## PROVIDED MATERIAL:
______________________________

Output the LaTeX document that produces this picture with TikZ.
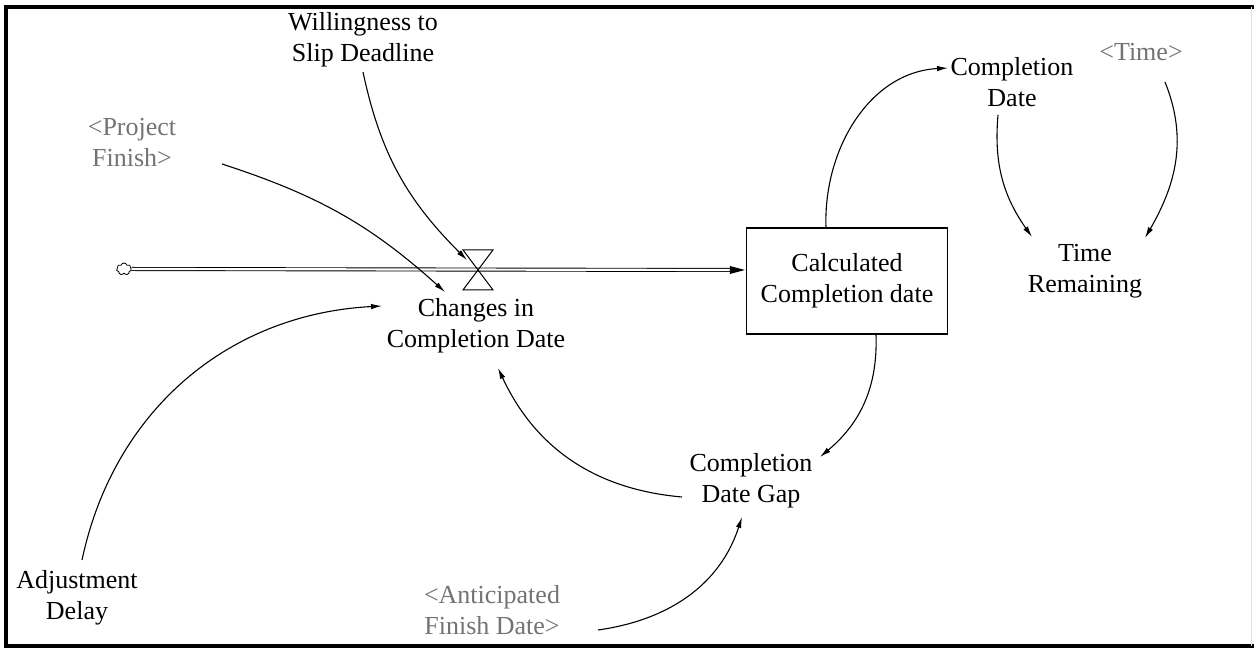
\documentclass[tikz,border=0pt]{standalone}
\usepackage{fontspec}
\setmainfont{Liberation Serif}
\usetikzlibrary{arrows.meta,shapes.symbols}

\begin{document}
\begin{tikzpicture}[x=1pt,y=1pt,
  var/.style={align=center, inner sep=0pt, font=\fontsize{26}{31}\selectfont},
  shadowvar/.style={var, text=black!55},
  link/.style={line width=1.1pt, -{Latex[length=11pt,width=5.5pt]}},
  stockbox/.style={draw, line width=1.3pt, minimum width=201pt, minimum height=106pt, inner sep=0pt},
  pipe/.style={draw=black, line width=0.9pt, double=white, double distance=2.2pt},
  frameline/.style={line width=4pt},
]
\useasboundingbox (0,0) rectangle (1254,653);

% outer frame
\draw[frameline] (4,646) -- (1254,646);
\draw[frameline] (6,648) -- (6,5);
\draw[frameline] (4,7) -- (1254,7);
\draw[black!12, line width=1pt] (1251,646) -- (1251,7);

% stock, source and flow
\node[stockbox, var] (box) at (847,372) {Calculated\\Completion date};
\node[cloud, cloud puffs=7, aspect=1.2, draw, line width=0.8pt, minimum width=15pt, minimum height=12pt, inner sep=0pt] (src) at (124,384) {};
\coordinate (valve) at (478,383);

\draw[pipe] (src.east) -- ([xshift=-13pt]box.west |- valve);
\fill ([xshift=-1pt]box.west |- valve) -- ++(-15,4) -- ++(0,-8) -- cycle;

% valve
\draw[line width=1pt] ([shift={(-15,20)}]valve) -- ([shift={(15,20)}]valve) -- ([shift={(-15,-20)}]valve) -- ([shift={(15,-20)}]valve) -- cycle;

% variables
\node[var] (will) at (363,613) {Willingness to\\Slip Deadline};
\node[shadowvar] (proj) at (132,510) {<Project\\Finish>};
\node[var] (chg) at (476,327) {Changes in\\Completion Date};
\node[var] (adj) at (77,55) {Adjustment\\Delay};
\node[var] (gap) at (751,172) {Completion\\Date Gap};
\node[shadowvar] (ant) at (492,43) {<Anticipated\\Finish Date>};
\node[var] (cdate) at (1012,571) {Completion\\Date};
\node[shadowvar] (time) at (1141,601) {<Time>};
\node[var] (trem) at (1085,382) {Time\\Remaining};

% information links
\draw[link] ([shift={(0,-32)}]will.center) to[out=-78,in=135] ([shift={(-11,10)}]valve);
\draw[link] ([shift={(90,-21)}]proj.center) to[out=-18,in=138] ([shift={(-31,34)}]chg.center);
\draw[link] ([shift={(5,38)}]adj.center) to[out=78,in=183] ([shift={(-94,20)}]chg.center);
\draw[link] ([shift={(-69,-16)}]gap.center) to[out=175,in=-65] ([shift={(22,-42)}]chg.center);
\draw[link] ([xshift=29pt]box.south) to[out=-88,in=40] ([shift={(69,24)}]gap.center);
\draw[link] ([shift={(106,-20)}]ant.center) to[out=8,in=-108] ([shift={(-9,-36)}]gap.center);
\draw[link] ([xshift=-21pt]box.north) to[out=92,in=183] ([shift={(-64,14)}]cdate.center);
\draw[link] ([shift={(-14,-33)}]cdate.center) to[out=-95,in=125] ([shift={(-53,34)}]trem.center);
\draw[link] ([shift={(24,-30)}]time.center) to[out=-68,in=60] ([shift={(60,33)}]trem.center);
\end{tikzpicture}
\end{document}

______________________________

## AIM OF THE TASK:
Repeat the data exactly in full, omitting its pictures.

## EXERCISE RESPONSE:
Output the LaTeX document that produces this picture with TikZ.
\documentclass[tikz,border=0pt]{standalone}
\usepackage{fontspec}
\setmainfont{Liberation Serif}
\usetikzlibrary{arrows.meta,shapes.symbols}

\begin{document}
\begin{tikzpicture}[x=1pt,y=1pt,
  var/.style={align=center, inner sep=0pt, font=\fontsize{26}{31}\selectfont},
  shadowvar/.style={var, text=black!55},
  link/.style={line width=1.1pt, -{Latex[length=11pt,width=5.5pt]}},
  stockbox/.style={draw, line width=1.3pt, minimum width=201pt, minimum height=106pt, inner sep=0pt},
  pipe/.style={draw=black, line width=0.9pt, double=white, double distance=2.2pt},
  frameline/.style={line width=4pt},
]
\useasboundingbox (0,0) rectangle (1254,653);

% outer frame
\draw[frameline] (4,646) -- (1254,646);
\draw[frameline] (6,648) -- (6,5);
\draw[frameline] (4,7) -- (1254,7);
\draw[black!12, line width=1pt] (1251,646) -- (1251,7);

% stock, source and flow
\node[stockbox, var] (box) at (847,372) {Calculated\\Completion date};
\node[cloud, cloud puffs=7, aspect=1.2, draw, line width=0.8pt, minimum width=15pt, minimum height=12pt, inner sep=0pt] (src) at (124,384) {};
\coordinate (valve) at (478,383);

\draw[pipe] (src.east) -- ([xshift=-13pt]box.west |- valve);
\fill ([xshift=-1pt]box.west |- valve) -- ++(-15,4) -- ++(0,-8) -- cycle;

% valve
\draw[line width=1pt] ([shift={(-15,20)}]valve) -- ([shift={(15,20)}]valve) -- ([shift={(-15,-20)}]valve) -- ([shift={(15,-20)}]valve) -- cycle;

% variables
\node[var] (will) at (363,613) {Willingness to\\Slip Deadline};
\node[shadowvar] (proj) at (132,510) {<Project\\Finish>};
\node[var] (chg) at (476,327) {Changes in\\Completion Date};
\node[var] (adj) at (77,55) {Adjustment\\Delay};
\node[var] (gap) at (751,172) {Completion\\Date Gap};
\node[shadowvar] (ant) at (492,43) {<Anticipated\\Finish Date>};
\node[var] (cdate) at (1012,571) {Completion\\Date};
\node[shadowvar] (time) at (1141,601) {<Time>};
\node[var] (trem) at (1085,382) {Time\\Remaining};

% information links
\draw[link] ([shift={(0,-32)}]will.center) to[out=-78,in=135] ([shift={(-11,10)}]valve);
\draw[link] ([shift={(90,-21)}]proj.center) to[out=-18,in=138] ([shift={(-31,34)}]chg.center);
\draw[link] ([shift={(5,38)}]adj.center) to[out=78,in=183] ([shift={(-94,20)}]chg.center);
\draw[link] ([shift={(-69,-16)}]gap.center) to[out=175,in=-65] ([shift={(22,-42)}]chg.center);
\draw[link] ([xshift=29pt]box.south) to[out=-88,in=40] ([shift={(69,24)}]gap.center);
\draw[link] ([shift={(106,-20)}]ant.center) to[out=8,in=-108] ([shift={(-9,-36)}]gap.center);
\draw[link] ([xshift=-21pt]box.north) to[out=92,in=183] ([shift={(-64,14)}]cdate.center);
\draw[link] ([shift={(-14,-33)}]cdate.center) to[out=-95,in=125] ([shift={(-53,34)}]trem.center);
\draw[link] ([shift={(24,-30)}]time.center) to[out=-68,in=60] ([shift={(60,33)}]trem.center);
\end{tikzpicture}
\end{document}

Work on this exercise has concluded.